There is something deeply reassuring about that human checkpoint. Think of the moment late in the day when a developer grabs a drink, sits back, and finally talks through a confusing alert with a teammate. What felt alarming at first becomes understandable. Or sometimes, more urgent. That conversation is where judgment lives, and regulated teams cannot automate judgment away.
Monitoring, tuning, and evidence retention
No scanner stays effective forever without tuning. Code changes. Libraries change. Attack patterns change. Teams change. That is why ongoing monitoring is essential.
Track detection quality over time. Review recurring false positives. Identify missed classes of vulnerabilities. Update rules and workflows as your environment evolves. Also, keep defensible records. Auditors may ask when scans were run, what was found, who reviewed it, and how issues were resolved. If your process cannot answer those questions, your tooling maturity is not where it needs to be.
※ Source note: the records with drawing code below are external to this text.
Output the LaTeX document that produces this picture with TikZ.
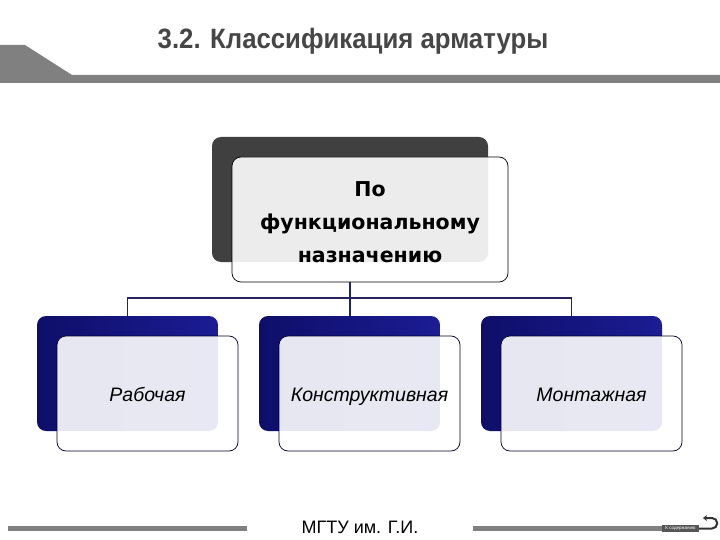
\documentclass[tikz,border=0pt]{standalone}
\usepackage{fontspec}
\usetikzlibrary{arrows.meta}
\setmainfont{Liberation Sans}
\newfontfamily\narrowfont[FakeStretch=0.92]{Liberation Sans}
\newfontfamily\verdanalike{DejaVu Sans}
\definecolor{hdrgray}{HTML}{808080}
\definecolor{titlegray}{HTML}{464646}
\definecolor{darkback}{HTML}{404040}
\definecolor{navy}{HTML}{1C1C94}
\definecolor{navydark}{HTML}{0E0E6A}
\definecolor{connect}{HTML}{24245E}
\definecolor{footdark}{HTML}{555555}
\begin{document}
\begin{tikzpicture}[x=1pt,y=-1pt,
  backbox/.style={rounded corners=9pt, minimum width=276pt, minimum height=125pt, inner sep=0pt},
  frontbox/.style={rounded corners=9pt, draw=black, line width=0.7pt, fill=white, fill opacity=0.9, inner sep=0pt},
  navyback/.style={rounded corners=9pt, minimum width=181pt, minimum height=115pt, inner sep=0pt, left color=navydark, right color=navy},
  smallfront/.style={frontbox, draw=black!85!blue, minimum width=181pt, minimum height=115pt},
  smalltext/.style={font=\itshape\fontsize{19.5}{22}\selectfont, inner sep=0pt, execute at begin node=\strut},
  toptext/.style={font=\verdanalike\bfseries\fontsize{20.5}{33}\selectfont, align=center, inner sep=0pt},
  conn/.style={draw=connect, line width=1.6pt},
  footbar/.style={fill=hdrgray, draw=none}]
\useasboundingbox (0,0) rectangle (720,540);
\fill[white] (0,0) rectangle (720,540);
% header
\fill[hdrgray] (0,45) -- (25,45) -- (72,75) -- (720,75) -- (720,83) -- (0,83) -- cycle;
\node[text=titlegray, font=\narrowfont\bfseries\fontsize{28}{32}\selectfont] (title) at (353,41) {3.2. Классификация арматуры};
% top box
\node[backbox, fill=darkback] (topback) at (350,199.5) {};
\node[frontbox, minimum width=276pt, minimum height=125pt] (topfront) at (370,219.5) {};
\node[toptext] (toplabel) at ([yshift=-3pt]topfront.center) {По\\функциональному\\назначению};
% bottom boxes
\node[navyback] (b1) at (127.5,373.5) {};
\node[navyback] (b2) at (349.5,373.5) {};
\node[navyback] (b3) at (571.5,373.5) {};
% connectors
\coordinate (jn) at (350,298);
\draw[conn] (topback.south |- topfront.south) -- (jn);
\draw[conn] (jn) -| (b1.north);
\draw[conn] (jn) -| (b3.north);
\draw[conn] (jn) -- (b2.north -| jn);
\node[smallfront] (f1) at (147.5,393.5) {};
\node[smallfront] (f2) at (369.5,393.5) {};
\node[smallfront] (f3) at (591.5,393.5) {};
\node[smalltext] (t1) at ([yshift=-4pt]f1.center) {Рабочая};
\node[smalltext] (t2) at ([yshift=-4pt]f2.center) {Конструктивная};
\node[smalltext] (t3) at ([yshift=-4pt]f3.center) {Монтажная};
% footer
\fill[footbar] (8,525.5) rectangle (247,530.5);
\fill[footbar] (473,525.5) rectangle (662,530.5);
\fill[footdark] (662,524.5) rectangle (699,531.5);
\node[font=\fontsize{4.5}{5}\selectfont, text=white, inner sep=0pt] (toc) at (680.5,528) {К содержанию};
\node[font=\fontsize{18}{21}\selectfont, inner sep=0pt] (foot) at (360,527.5) {МГТУ им. Г.И.};
\coordinate (arrS) at (699,528.5);
\coordinate (arrE) at (703,518);
\draw[line width=2pt, black!80, -{Stealth[length=4pt,width=6pt]}] (arrS) -- (712,528.5) arc[start angle=-90, end angle=90, radius=5.25pt] -- (arrE);
\end{tikzpicture}
\end{document}
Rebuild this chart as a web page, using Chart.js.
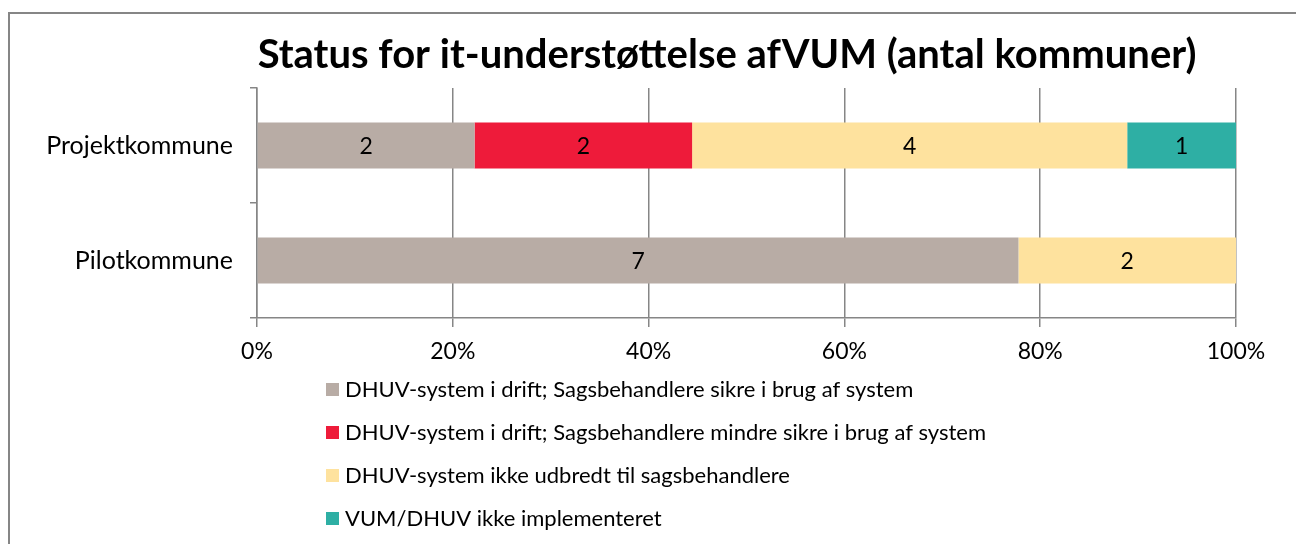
<!DOCTYPE html>
<html>
<head>
<meta charset="utf-8">
<script src="https://cdn.jsdelivr.net/npm/chart.js@4.4.1/dist/chart.umd.min.js"></script>
<style>
  html, body { margin: 0; padding: 0; background: #fff; overflow: hidden; }
  #wrap { position: relative; width: 1296px; height: 544px; }
  #frame { position: absolute; left: 8px; top: 12px; width: 1400px; height: 700px;
           border-left: 2px solid #868686; border-top: 2px solid #868686; }
  canvas { position: absolute; left: 0; top: 0; }
</style>
</head>
<body>
<div id="wrap">
  <div id="frame"></div>
  <canvas id="chart" width="1296" height="544"></canvas>
</div>
<script>
const categories = ["Projektkommune", "Pilotkommune"];
const seriesNames = [
  "DHUV-system i drift; Sagsbehandlere sikre i brug af system",
  "DHUV-system i drift; Sagsbehandlere mindre sikre i brug af system",
  "DHUV-system ikke udbredt til sagsbehandlere",
  "VUM/DHUV ikke implementeret"
];
const sikre = [2, 7];
const mindreSikre = [2, 0];
const ikkeUdbredt = [4, 2];
const ikkeImplementeret = [1, 0];
const seriesColors = ["#b8aca5", "#ee1b3a", "#fee29e", "#2eafa4"];
const titleText = "Status for it-understøttelse afVUM (antal kommuner)";

const counts = [sikre, mindreSikre, ikkeUdbredt, ikkeImplementeret];
const totals = categories.map((c, i) => counts.reduce((s, arr) => s + arr[i], 0));

const FONT = "Lato, 'Open Sans', sans-serif";
Chart.defaults.font.family = FONT;
Chart.defaults.color = "#000";

// title is a bit right of the canvas centre, so it is drawn here
const offsetTitle = {
  id: "offsetTitle",
  afterDraw(chart) {
    const ctx = chart.ctx;
    ctx.save();
    ctx.font = "bold 40px " + FONT;
    ctx.fillStyle = "#000";
    ctx.textAlign = "center";
    ctx.textBaseline = "middle";
    ctx.fillText(titleText, 727, 55);
    ctx.restore();
  }
};

// count labels in the middle of every segment
const segmentLabels = {
  id: "segmentLabels",
  afterDatasetsDraw(chart) {
    const ctx = chart.ctx;
    ctx.save();
    ctx.font = "23px " + FONT;
    ctx.fillStyle = "#000";
    ctx.textAlign = "center";
    ctx.textBaseline = "middle";
    chart.data.datasets.forEach((ds, di) => {
      chart.getDatasetMeta(di).data.forEach((bar, i) => {
        const n = ds.counts[i];
        if (!n) return;
        const cx = (bar.x + bar.base) / 2;
        ctx.fillText(String(n), cx, bar.y + 1);
      });
    });
    ctx.restore();
  }
};

// vertical legend below the axis
const stackedLegend = {
  id: "stackedLegend",
  afterDraw(chart) {
    const ctx = chart.ctx;
    ctx.save();
    ctx.font = "22px " + FONT;
    ctx.textBaseline = "middle";
    ctx.textAlign = "left";
    chart.data.datasets.forEach((ds, i) => {
      const y = 390 + i * 43;
      ctx.fillStyle = ds.backgroundColor;
      ctx.fillRect(326, y - 7, 13, 13);
      ctx.fillStyle = "#000";
      ctx.fillText(ds.label, 345, y);
    });
    ctx.restore();
  }
};

const datasets = seriesNames.map((name, d) => ({
  label: name,
  counts: counts[d],
  data: counts[d].map((v, i) => v / totals[i] * 100),
  backgroundColor: seriesColors[d],
  borderWidth: 0,
  barPercentage: 0.4,
  categoryPercentage: 1
}));

new Chart(document.getElementById("chart"), {
  type: "bar",
  data: { labels: categories, datasets: datasets },
  plugins: [offsetTitle, segmentLabels, stackedLegend],
  options: {
    indexAxis: "y",
    responsive: false,
    animation: false,
    layout: { padding: { left: 0, right: 60, top: 88, bottom: 176 } },
    plugins: {
      legend: { display: false },
      tooltip: { enabled: false },
      title: { display: false }
    },
    scales: {
      x: {
        stacked: true,
        min: 0,
        max: 100,
        ticks: {
          stepSize: 20,
          callback: v => v + "%",
          font: { size: 23 },
          padding: 11,
          color: "#000"
        },
        grid: { color: "#868686", lineWidth: 1.5, tickLength: 9, drawTicks: true },
        border: { color: "#868686", width: 1.5 },
        afterFit(scale) { scale.height = 50; }
      },
      y: {
        stacked: true,
        ticks: { font: { size: 25 }, padding: 17, color: "#000" },
        grid: { drawOnChartArea: false, color: "#868686", lineWidth: 1.5, tickLength: 7 },
        border: { color: "#868686", width: 1.5 },
        afterFit(scale) { scale.width = 257; }
      }
    }
  }
});
</script>
</body>
</html>
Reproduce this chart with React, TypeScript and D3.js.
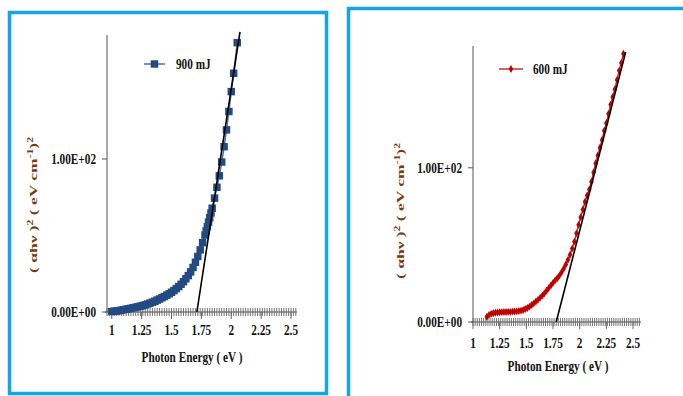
import React from 'react';
import * as d3 from 'd3';

// 900 mJ sample: photon energy (eV) and (αhν)²
const energy900 = [
  1.00, 1.02, 1.04, 1.06, 1.08, 1.10, 1.12, 1.14, 1.16, 1.18,
  1.20, 1.22, 1.24, 1.26, 1.28, 1.30, 1.32, 1.34, 1.36, 1.38,
  1.40, 1.42, 1.44, 1.46, 1.48, 1.50, 1.52, 1.54, 1.56, 1.58,
  1.60, 1.62, 1.64, 1.66, 1.68, 1.70, 1.72, 1.74, 1.76, 1.78,
  1.79, 1.80, 1.81, 1.82, 1.83, 1.84, 1.86, 1.88, 1.90, 1.92,
  1.94, 1.96, 1.98, 2.00, 2.02, 2.05,
];
const ahv900 = [
  0.3, 0.5, 0.7, 0.9, 1.2, 1.5, 1.8, 2.1, 2.4, 2.8,
  3.1, 3.5, 3.8, 4.2, 4.7, 5.2, 5.8, 6.4, 7.0, 7.8,
  8.5, 9.3, 10.1, 11.0, 11.9, 12.9, 14.0, 15.3, 16.6, 18.1,
  19.8, 21.7, 23.8, 26.2, 29.1, 32.5, 36.3, 40.6, 45.3, 50.3,
  53.0, 55.8, 58.7, 61.6, 64.7, 67.8, 74.4, 81.5, 89, 98,
  108, 119, 131, 144, 156, 176,
];
const fitEnergy900 = [1.712, 2.073];
const fitAhv900 = [0, 183];

// 600 mJ sample
const energy600 = [
  1.13, 1.15, 1.17, 1.19, 1.21, 1.23, 1.25, 1.27, 1.29, 1.31,
  1.33, 1.35, 1.37, 1.39, 1.41, 1.43, 1.45, 1.47, 1.49, 1.51,
  1.53, 1.55, 1.57, 1.59, 1.61, 1.63, 1.65, 1.67, 1.69, 1.71,
  1.73, 1.75, 1.77, 1.79, 1.81, 1.83, 1.85, 1.87, 1.89, 1.91,
  1.93, 1.95, 1.97, 1.99, 2.01, 2.03, 2.05, 2.07, 2.09, 2.11,
  2.13, 2.15, 2.17, 2.19, 2.21, 2.23, 2.25, 2.27, 2.29, 2.31,
  2.33, 2.35, 2.37, 2.39, 2.41,
];
const ahv600 = [
  3.4, 4.6, 5.3, 5.7, 6.0, 6.2, 6.3, 6.4, 6.5, 6.5,
  6.6, 6.6, 6.7, 6.8, 6.9, 7.1, 7.4, 7.8, 8.4, 9.1,
  10.0, 11.0, 12.1, 13.3, 14.5, 15.8, 17.1, 18.6, 20.3, 22.0,
  23.7, 25.4, 27.0, 28.4, 30.1, 32.2, 34.6, 37.3, 40.3, 43.6,
  47.6, 52.1, 57.5, 63, 68, 73, 78, 82, 86, 91,
  97, 103, 108, 113, 118, 124, 129, 135, 141, 146,
  151, 157, 163, 168, 174,
];
const fitEnergy600 = [1.78, 2.431];
const fitAhv600 = [0, 175];

const xTickValues = [1, 1.25, 1.5, 1.75, 2, 2.25, 2.5];
const yTickValues = [0, 100];
const yTickLabels = ['0.00E+00', '1.00E+02'];

const FONT = '"Liberation Serif", "Times New Roman", serif';
const FRAME = '#14a5e8';
const SQUEEZE = 0.75; // the source picture is squeezed horizontally

const Label = ({ x, y, anchor = 'middle', size = 15, children }: any) => (
  <text
    transform={`translate(${x},${y}) scale(${SQUEEZE},1)`}
    textAnchor={anchor}
    fontFamily={FONT}
    fontWeight="bold"
    fontSize={size}
    fill="#111"
  >
    {children}
  </text>
);

const Panel = ({
  frame, xDomain, xRange, yDomain, yRange, energy, ahv, fitE, fitA,
  name, color, lineColor, marker, markerSize, legend, yLabel, tickPad, title,
}: any) => {
  const x = d3.scaleLinear().domain(xDomain).range(xRange);
  const y = d3.scaleLinear().domain(yDomain).range(yRange);
  const x0 = xRange[0];
  const y0 = yRange[0];

  const line = d3.line<number>()
    .x((d, i) => x(energy[i]))
    .y(d => y(d));
  const fit = d3.line<number>()
    .x((d, i) => x(fitE[i]))
    .y(d => y(d));
  const sym = d3.symbol().type(marker).size(markerSize)();

  const minor = d3.range(xDomain[0], xDomain[1] + 0.001, 0.02);

  return (
    <g>
      <rect x={frame[0]} y={frame[1]} width={frame[2]} height={frame[3]}
        fill="none" stroke={FRAME} strokeWidth={3.5} />

      {/* axes */}
      <line x1={x0} x2={x0} y1={y0} y2={yRange[1]} stroke="#555" strokeWidth={1} />
      <line x1={x0 - 2} x2={xRange[1]} y1={y0} y2={y0} stroke="#444" strokeWidth={1.2} />
      {minor.map((v: number, i: number) => (
        <line key={i} x1={x(v)} x2={x(v)} y1={y0 - 4} y2={y0 + 4} stroke="#666" strokeWidth={0.9} />
      ))}
      {xTickValues.map(v => (
        <line key={'M' + v} x1={x(v)} x2={x(v)} y1={y0} y2={y0 + 7} stroke="#666" strokeWidth={1} />
      ))}
      {yTickValues.map((v, i) => (
        <g key={v}>
          <line x1={x0 - 5} x2={x0} y1={y(v)} y2={y(v)} stroke="#555" />
          <Label x={x0 - 11} y={y(v) + 5} anchor="end">{yTickLabels[i]}</Label>
        </g>
      ))}
      {xTickValues.map(v => (
        <Label key={v} x={x(v)} y={y0 + tickPad}>{String(v)}</Label>
      ))}
      <Label x={title[0]} y={title[1]}>Photon Energy ( eV )</Label>

      <text
        transform={`translate(${yLabel[0]},${yLabel[1]}) rotate(-90) scale(1,${SQUEEZE})`}
        textAnchor="middle" fontFamily={FONT} fontWeight="bold" fontSize={15}
        fill="#7a380c" textLength={136} lengthAdjust="spacingAndGlyphs"
      >
        <tspan>( αhν )</tspan>
        <tspan fontSize={10} dy={-5}>2</tspan>
        <tspan dy={5}> ( eV  cm</tspan>
        <tspan fontSize={10} dy={-5}>-1</tspan>
        <tspan dy={5}>)</tspan>
        <tspan fontSize={10} dy={-5}>2</tspan>
      </text>

      {/* series */}
      <path d={line(ahv) || ''} fill="none" stroke={lineColor} strokeWidth={1.5} />
      {ahv.map((v: number, i: number) => (
        <path key={i} d={sym || ''} transform={`translate(${x(energy[i])},${y(v)})`} fill={color} />
      ))}
      <path d={fit(fitA) || ''} fill="none" stroke="#000" strokeWidth={1.6} />

      {/* legend */}
      <line x1={legend[0]} x2={legend[1]} y1={legend[2]} y2={legend[2]} stroke={lineColor} strokeWidth={1.5} />
      <path d={sym || ''} transform={`translate(${(legend[0] + legend[1]) / 2},${legend[2]})`} fill={color} />
      <Label x={legend[3]} y={legend[2] + 5} anchor="start">{name}</Label>
    </g>
  );
};

export default function App() {
  return (
    <svg width={683} height={396} style={{ position: 'fixed', left: 0, top: 0, background: '#fff' }}>
      <rect width={683} height={396} fill="#fff" />
      <Panel
        frame={[9.5, 12.5, 317, 381]}
        xDomain={[0.96, 2.55]} xRange={[107, 297]}
        yDomain={[0, 181]} yRange={[312, 35]}
        energy={energy900} ahv={ahv900} fitE={fitEnergy900} fitA={fitAhv900}
        name="900 mJ" color="#234b82" lineColor="#4a6fa5"
        marker={d3.symbolSquare} markerSize={56}
        legend={[144, 165, 64, 176]}
        yLabel={[37, 205]} tickPad={23} title={[192, 362]}
      />
      <Panel
        frame={[348.5, 8.5, 400, 400]}
        xDomain={[1, 2.575]} xRange={[473, 641]}
        yDomain={[0, 179]} yRange={[322, 46]}
        energy={energy600} ahv={ahv600} fitE={fitEnergy600} fitA={fitAhv600}
        name="600 mJ" color="#c00000" lineColor="#c83030"
        marker={d3.symbolDiamond} markerSize={18}
        legend={[499, 523, 69, 533]}
        yLabel={[404, 211]} tickPad={26} title={[558, 371]}
      />
    </svg>
  );
}
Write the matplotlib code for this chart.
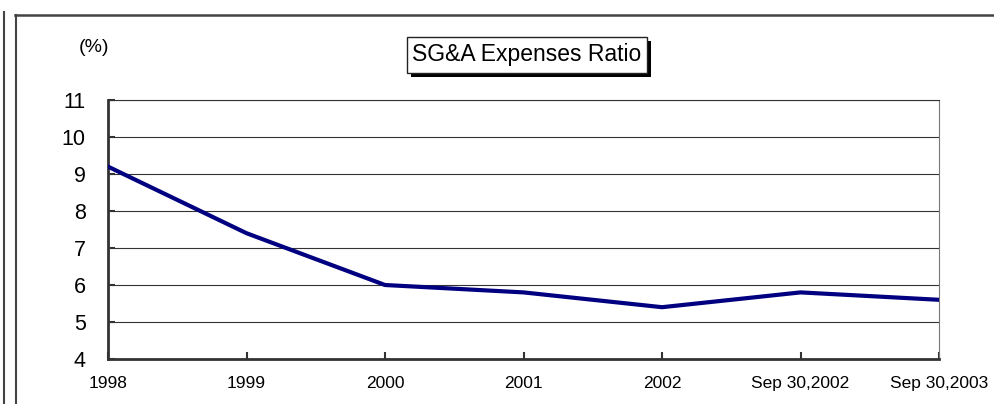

Strong evidence retention also helps internally. It turns security from a vague promise into something visible, measurable, and improvable.
Choosing confidence over hype
Regulated software teams do not need more noise. They do not need another black box making bold claims. They need practical controls, trustworthy workflows, and tools that support disciplined engineering. An AI code vulnerability scanner can absolutely strengthen your security posture, but only when it is treated as one part of a larger governed process.
The best outcomes come when you pair automation with validation, clear policy, privacy controls, human review, and continuous tuning. That is how trust is built. Not through hype, but through repeatable care. And in regulated software, care is never just a nice idea. It is the standard you live by.